We’re Dreaming of a Phishing-Free Christmas: Get Savvy for the Holidays!

by Kelly McNeil on December 18, 2019 in

The holiday season is here! Time for last-minute online present shopping, an increasing number of holiday-related emails in your inbox, and hackers trying to take advantage of it all. Although the year has already been full of malware attacks, Christmas time is when spammers take full advantage of your busy schedule to bombard you with malicious emails in hopes of getting you on their hook.

Ever gotten a piece of spam email that has your full name, accurate details about an online account, and looks almost exactly like a “real” email you’ve gotten from a service provider before? Congratulations, you’ve gotten spear phished! It’s our Hot Holiday Trend of 2019, but not in a good way.

Not sure what “spear phishing” means? Still think it’s only something you do when you’re on vacation in the Bahamas? Keep reading to learn more about this increasingly common (and dangerous!) form of spam, and why you might be seeing more of it in your inbox soon.

Phishing? Spear phishing? What are they, and what’s the difference?

Phishing and spear phishing are similar- they’re both online attacks that aim to acquire confidential information that can be used maliciously (like your bank credentials, social security number, passwords, etc.). Phishing is a broader term for attacks that are not personalized and are usually sent to a large number of people at the same time. Often, this looks like some sort of official and trustworthy communication (like an email from Amazon, or a text from your credit card company). The phishers are trusting that, by widely casting their net, they have a greater chance of catching a victim.

Spear phishing attacks target an individual victim, and the messages they contain are modified to specifically address that victim, claiming they come from an entity the victim the is familiar with and containing personal information (like a full name or geographic location). They often include urgent calls to action to stop their victim from examining the message too closely.

Because of the personal level of spear phishing attempts, it is more difficult for the average user to identify spear phishing attacks. Spam email isn’t just easily identifiable junk anymore, it has evolved to fool you. This is why the amount of spear phishing is increasing- because it works!

How does spear phishing work?

Spear phishing attackers target people who put personal information on the internet without proper security precautions (like making your pages private). From looking at an online profile, they might be able to find a victim’s email address, friends/followers list, geographic location, and any posts about services the victim uses or products they have. With this information, a spear phisher could then construct a convincing email as a friend or familiar entity and send a fraudulent message to their target.

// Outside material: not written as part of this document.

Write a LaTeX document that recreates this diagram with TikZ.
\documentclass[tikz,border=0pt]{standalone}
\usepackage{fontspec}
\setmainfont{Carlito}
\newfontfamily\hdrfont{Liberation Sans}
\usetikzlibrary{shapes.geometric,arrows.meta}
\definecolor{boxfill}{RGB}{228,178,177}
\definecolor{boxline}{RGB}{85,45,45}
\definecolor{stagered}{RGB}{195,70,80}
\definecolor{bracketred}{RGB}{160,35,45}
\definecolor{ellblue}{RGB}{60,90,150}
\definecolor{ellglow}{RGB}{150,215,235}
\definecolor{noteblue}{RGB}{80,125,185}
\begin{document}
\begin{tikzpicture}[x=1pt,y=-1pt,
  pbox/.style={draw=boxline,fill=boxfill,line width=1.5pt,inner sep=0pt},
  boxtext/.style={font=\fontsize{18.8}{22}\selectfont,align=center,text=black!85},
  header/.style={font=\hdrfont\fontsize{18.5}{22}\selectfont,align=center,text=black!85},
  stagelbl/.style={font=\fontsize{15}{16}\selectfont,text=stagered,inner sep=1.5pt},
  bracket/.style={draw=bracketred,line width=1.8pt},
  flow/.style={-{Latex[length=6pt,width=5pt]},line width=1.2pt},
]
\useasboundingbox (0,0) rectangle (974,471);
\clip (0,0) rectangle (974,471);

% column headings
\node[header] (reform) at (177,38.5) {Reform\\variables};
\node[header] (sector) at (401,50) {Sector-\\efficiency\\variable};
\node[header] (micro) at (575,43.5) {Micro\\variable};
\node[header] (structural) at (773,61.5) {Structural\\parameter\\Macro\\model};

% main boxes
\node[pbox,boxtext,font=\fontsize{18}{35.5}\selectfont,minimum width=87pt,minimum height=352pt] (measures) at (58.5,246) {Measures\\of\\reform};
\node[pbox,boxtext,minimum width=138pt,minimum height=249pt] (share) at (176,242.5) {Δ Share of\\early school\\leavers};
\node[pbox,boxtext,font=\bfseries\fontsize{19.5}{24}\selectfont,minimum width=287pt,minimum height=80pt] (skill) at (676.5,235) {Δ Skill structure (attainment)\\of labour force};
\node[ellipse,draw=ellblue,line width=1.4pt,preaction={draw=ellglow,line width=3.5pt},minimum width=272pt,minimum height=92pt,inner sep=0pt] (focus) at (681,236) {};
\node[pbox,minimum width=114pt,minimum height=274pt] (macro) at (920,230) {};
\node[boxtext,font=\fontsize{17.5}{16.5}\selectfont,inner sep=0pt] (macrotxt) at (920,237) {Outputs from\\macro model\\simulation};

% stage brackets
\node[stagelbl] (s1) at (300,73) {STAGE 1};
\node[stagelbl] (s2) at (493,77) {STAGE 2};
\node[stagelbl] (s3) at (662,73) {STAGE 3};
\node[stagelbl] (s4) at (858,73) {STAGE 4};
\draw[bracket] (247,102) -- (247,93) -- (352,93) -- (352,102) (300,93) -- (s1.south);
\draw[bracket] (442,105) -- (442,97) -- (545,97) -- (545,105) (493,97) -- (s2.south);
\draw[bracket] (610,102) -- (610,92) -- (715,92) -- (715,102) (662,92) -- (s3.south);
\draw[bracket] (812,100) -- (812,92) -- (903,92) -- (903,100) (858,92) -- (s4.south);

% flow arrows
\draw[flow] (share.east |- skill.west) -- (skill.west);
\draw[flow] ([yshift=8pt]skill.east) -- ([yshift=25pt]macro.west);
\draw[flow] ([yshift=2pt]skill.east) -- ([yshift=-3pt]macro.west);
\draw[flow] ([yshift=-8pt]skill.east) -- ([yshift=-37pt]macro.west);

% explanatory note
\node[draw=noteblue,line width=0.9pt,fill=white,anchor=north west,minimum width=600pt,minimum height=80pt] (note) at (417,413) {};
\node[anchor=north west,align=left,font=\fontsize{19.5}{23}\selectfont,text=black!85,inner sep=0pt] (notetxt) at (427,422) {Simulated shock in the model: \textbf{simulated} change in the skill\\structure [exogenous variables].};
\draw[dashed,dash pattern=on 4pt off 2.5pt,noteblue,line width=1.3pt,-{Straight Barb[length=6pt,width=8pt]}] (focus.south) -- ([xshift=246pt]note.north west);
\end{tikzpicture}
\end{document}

The target is asked to open an attachment (often containing malware) or click on a link that takes them to a fake website where they are asked to enter passwords, account numbers, credit card information, and other sensitive data. The spear phishers can then use that information to access their victim’s various online accounts and wreak havoc.

How can I protect myself?

  1. Have secure passwords

Reusing passwords across multiple accounts means that if a hacker has access to one of your passwords, they have access to all the accounts you use that password for. Every password you have should be different and should include basic security features like numbers, special characters, and a mix of uppercase and lowercase letters to make your passwords more difficult to guess. Not sure how to create a secure password? You can check out TechBldrs’ Hack-Proof Password Formula on our blog (techbldrs.com/blog/passwords)!

  1. Hover over links before clicking

It’s possible for a link to say it leads to one site when in reality it leads to another. Many spear phishing attackers will try to complicate link destinations by using text that looks like another (trusted) URL. Hover your mouse over a link before clicking on it to see where that link is really taking you, and if it’s a site you truly want to visit.

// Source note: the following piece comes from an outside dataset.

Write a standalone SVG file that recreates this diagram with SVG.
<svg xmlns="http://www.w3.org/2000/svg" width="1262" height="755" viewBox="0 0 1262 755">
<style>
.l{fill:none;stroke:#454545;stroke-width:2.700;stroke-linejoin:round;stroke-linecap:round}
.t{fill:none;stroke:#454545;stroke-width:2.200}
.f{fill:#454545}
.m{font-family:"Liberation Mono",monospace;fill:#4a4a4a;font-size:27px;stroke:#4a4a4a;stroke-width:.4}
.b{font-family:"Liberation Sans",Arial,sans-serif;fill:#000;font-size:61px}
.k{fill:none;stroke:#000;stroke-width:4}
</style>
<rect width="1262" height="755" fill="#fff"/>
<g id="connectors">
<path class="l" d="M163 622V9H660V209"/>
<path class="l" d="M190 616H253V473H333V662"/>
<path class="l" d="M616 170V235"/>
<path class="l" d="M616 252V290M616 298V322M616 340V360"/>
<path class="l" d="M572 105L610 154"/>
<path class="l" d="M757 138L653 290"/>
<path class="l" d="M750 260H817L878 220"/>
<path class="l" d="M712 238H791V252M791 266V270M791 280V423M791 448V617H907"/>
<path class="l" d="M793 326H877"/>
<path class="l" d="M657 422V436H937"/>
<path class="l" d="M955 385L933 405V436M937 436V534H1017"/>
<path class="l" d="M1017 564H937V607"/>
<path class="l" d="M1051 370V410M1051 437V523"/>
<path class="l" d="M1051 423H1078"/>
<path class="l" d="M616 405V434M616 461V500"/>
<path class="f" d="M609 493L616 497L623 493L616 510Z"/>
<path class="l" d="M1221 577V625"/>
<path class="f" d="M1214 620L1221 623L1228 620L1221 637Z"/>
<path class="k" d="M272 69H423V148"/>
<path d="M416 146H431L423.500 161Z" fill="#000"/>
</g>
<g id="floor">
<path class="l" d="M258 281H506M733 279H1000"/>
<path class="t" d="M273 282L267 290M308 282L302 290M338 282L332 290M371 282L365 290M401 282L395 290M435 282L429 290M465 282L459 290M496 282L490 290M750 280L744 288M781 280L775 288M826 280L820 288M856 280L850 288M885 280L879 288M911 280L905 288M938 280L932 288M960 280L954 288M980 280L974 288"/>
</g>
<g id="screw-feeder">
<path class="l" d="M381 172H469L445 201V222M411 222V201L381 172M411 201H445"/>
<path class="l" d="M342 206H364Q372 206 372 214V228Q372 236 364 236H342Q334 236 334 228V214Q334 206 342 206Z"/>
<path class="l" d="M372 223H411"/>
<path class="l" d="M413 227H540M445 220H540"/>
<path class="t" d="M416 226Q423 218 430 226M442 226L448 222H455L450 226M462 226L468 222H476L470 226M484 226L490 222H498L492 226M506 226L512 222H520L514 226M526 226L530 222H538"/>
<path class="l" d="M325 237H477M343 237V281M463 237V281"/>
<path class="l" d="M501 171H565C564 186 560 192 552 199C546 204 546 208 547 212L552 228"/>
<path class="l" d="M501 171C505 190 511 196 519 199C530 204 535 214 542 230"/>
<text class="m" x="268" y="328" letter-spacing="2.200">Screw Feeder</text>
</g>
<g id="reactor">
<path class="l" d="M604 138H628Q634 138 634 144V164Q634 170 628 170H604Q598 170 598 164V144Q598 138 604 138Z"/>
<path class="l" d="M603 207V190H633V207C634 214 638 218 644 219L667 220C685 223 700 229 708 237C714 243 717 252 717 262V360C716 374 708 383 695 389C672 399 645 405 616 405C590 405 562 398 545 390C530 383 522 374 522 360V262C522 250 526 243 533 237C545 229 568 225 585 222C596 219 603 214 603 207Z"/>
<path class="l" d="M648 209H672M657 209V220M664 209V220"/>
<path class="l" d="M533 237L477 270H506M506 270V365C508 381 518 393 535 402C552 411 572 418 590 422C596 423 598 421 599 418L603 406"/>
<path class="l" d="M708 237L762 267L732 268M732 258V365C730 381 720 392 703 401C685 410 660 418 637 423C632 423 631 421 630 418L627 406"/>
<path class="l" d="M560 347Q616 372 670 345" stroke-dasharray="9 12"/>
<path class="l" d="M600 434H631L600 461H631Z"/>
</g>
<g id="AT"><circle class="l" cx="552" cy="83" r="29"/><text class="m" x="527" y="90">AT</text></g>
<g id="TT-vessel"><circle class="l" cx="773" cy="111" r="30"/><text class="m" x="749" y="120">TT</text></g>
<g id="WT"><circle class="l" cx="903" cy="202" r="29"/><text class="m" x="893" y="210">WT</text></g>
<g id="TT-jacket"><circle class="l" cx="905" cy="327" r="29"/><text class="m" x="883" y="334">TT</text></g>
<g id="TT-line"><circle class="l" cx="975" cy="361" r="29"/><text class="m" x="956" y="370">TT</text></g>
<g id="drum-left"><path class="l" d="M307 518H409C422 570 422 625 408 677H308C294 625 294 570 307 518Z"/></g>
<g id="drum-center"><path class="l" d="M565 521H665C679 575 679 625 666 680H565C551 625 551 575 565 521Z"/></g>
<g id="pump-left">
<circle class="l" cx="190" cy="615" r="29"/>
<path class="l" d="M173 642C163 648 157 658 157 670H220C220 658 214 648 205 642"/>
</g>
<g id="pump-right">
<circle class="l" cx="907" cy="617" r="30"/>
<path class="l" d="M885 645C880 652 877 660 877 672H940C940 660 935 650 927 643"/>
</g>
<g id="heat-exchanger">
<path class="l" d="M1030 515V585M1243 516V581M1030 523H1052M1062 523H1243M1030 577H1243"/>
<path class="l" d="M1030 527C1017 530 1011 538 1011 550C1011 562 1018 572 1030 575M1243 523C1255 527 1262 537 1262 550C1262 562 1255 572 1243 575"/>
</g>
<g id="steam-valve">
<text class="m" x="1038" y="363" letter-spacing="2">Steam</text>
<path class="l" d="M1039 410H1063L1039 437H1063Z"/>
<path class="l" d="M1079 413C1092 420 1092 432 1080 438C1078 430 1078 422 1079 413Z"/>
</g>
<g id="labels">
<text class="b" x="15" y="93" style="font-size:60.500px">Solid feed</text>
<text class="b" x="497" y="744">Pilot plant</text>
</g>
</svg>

  1. Adjust your privacy settings

Take a look at your online profiles and assess how much personal information you’re sharing, what your privacy settings are, and what sort of data attackers could glean from one quick look at your account. If there is anything you don’t want a potential spammer to see, do not post it, or, at the minimum, make sure that your security and privacy setting limit what others can see.

  1. Use common sense

Companies will not send you an email asking you to give them your username, password, and other important account information unprompted. Likewise, if you get an email from a friend or acquaintance asking for personal information or money, be cautious. Check with that friend on the phone or in person about the validity of the email- they may have been hacked and not even know!

Still worried you won’t be able to recognize a phishing or spear phishing attempt? If you don’t get a lot of spam or aren’t familiar with the tactics spammers use, you’re the perfect target, since you’re more likely to fall for their tricks. You can learn more and test your knowledge at phishingquiz.withgoogle.com, a phishing resource put together by Google.

Now, more than ever, people are more vulnerable to spear phishing. Protect yourself this holiday season by keeping our tips in mind. Spear phishers are making their list and checking it twice, and you don’t want to be on it!